During one session, the topic of discussion was "What are Men talking about?" I felt drawn to attend the panel, which ended up being a very disturbing session where the Black men of the favela (areas where the downtrodden live) in Rio enacted abuse on women—with several narratives being told and retold. A single male voice placed the counter-narrative: an argument that a Black boy of the favela has faced bullying and threats his entire life, which puts him in a cycle of violence. He is a male facing male toxicity. When the victim pleads guilty and describes what led him to a life of criminality, it seems that intergenerational trauma is at the helm of the entire problem. The world keeps rolling out the cycle of violence—and so the cycle of violence continues throughout the ages in societies of an uneven world.

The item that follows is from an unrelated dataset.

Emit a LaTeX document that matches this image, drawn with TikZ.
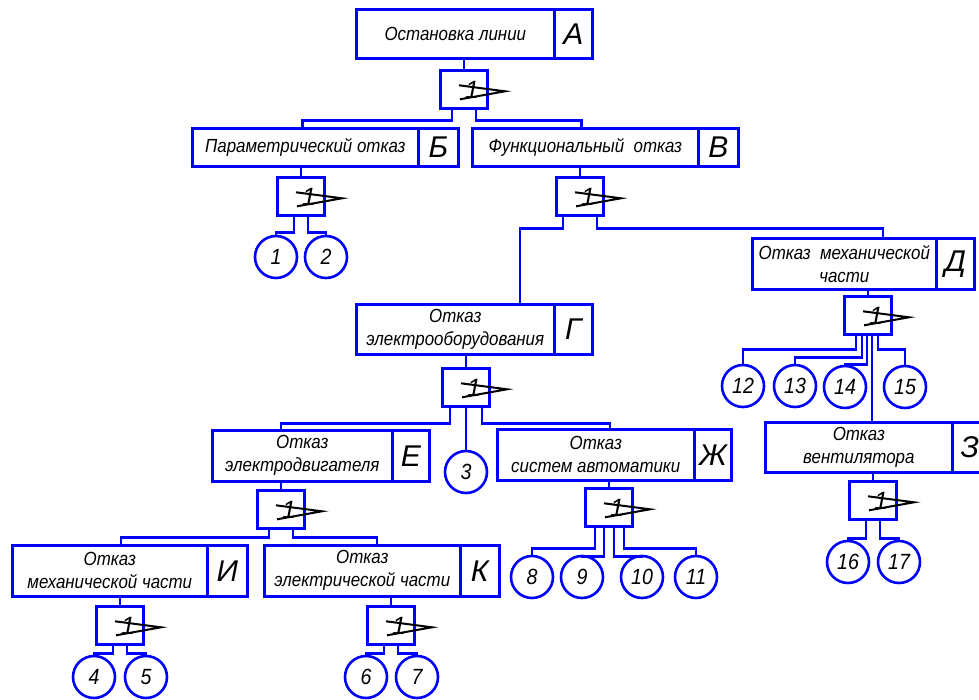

What, then, about women who are even more vulnerable victims of such toxicity, that is meted out to them in the name of patriotism and in the name of values upheld by various religions? Indeed, I am drawn to a quote by Johan Galtung from his 1969 Violence, Peace and Peace Studies, wherein he rightly remarked, "When one husband beats his wife, there is a clear case of personal violence, but when one million husbands keep one million wives in ignorance, there is structural violence." I would like to add that when a million men put shackles of religious doctrines to make women inactive, depriving them of fundamental human rights, it is structural violence.
Thus, structural and systemic violence is the root of women's suffering. And for every story to end in peace, it must be captured by memorialising these narratives.
I am reminded of the shawl my mother wove, in which she'd repeated a hundred thousand (or more) dua for the return of my lost brother after the victory of Bangladesh in December '71. My brother had set out to join Bangladesh's (then East Pakistan) war against Pakistan (then West Pakistan), never to return. On his way, my brother and Khosru, his friend, were stopped by the East Pakistan Rifles (EPR). They questioned the identity of my brother—who had fair skin, light-hued eyes, and a tall stature. The EPR sepoys claimed that my Chinku bhaiya was faking his identity. They insinuated that he was a West Pakistani. They roped him up, intending to kill him. Khosru bhai forbade them to take my brother, saying something to the effect of "If you think he is not a patriot, then you might as well take me along with him." Later, it transpired that the sepoys had intended to rob them of whatever valuables they had on them. In trying to do this, they captured and killed Chinku bhaiya and, along with him, Khosru bhai. It was an act of robbery of both belongings and of two valiant lives.
It is as if Khosru bhai was reborn as Faraz—in the same linear narrative, some 45 years post '71. In 2016, in the butchering and killing in Holey Artisan, Faraz stood by his friends and was butchered alongside them, willingly giving up his life. A sacrifice of life that gives hope to humanity.
In this all-pervading story of male toxicity, there are stories of heroism in Meher (the lone Birangana) fighting it out in Pakistan and Bangladesh, as well as in the stories of Khosru in '71 and Faraz in 2016.
In the heinous toxicity of hate in the name of religion, there are still the stories of uncompromised heroes. Let us continue the memorialisation of these heroes and she-roes. Let this memorialisation of their narratives speak about humanism, which resides at the centre. Let us bind our societies in peace and harmony into one beautiful universe.
Sara Zaker is a theatre and television actor, director, and social activist. She is also member secretary at the Liberation War Museum.
Views expressed in this article are the authors' own.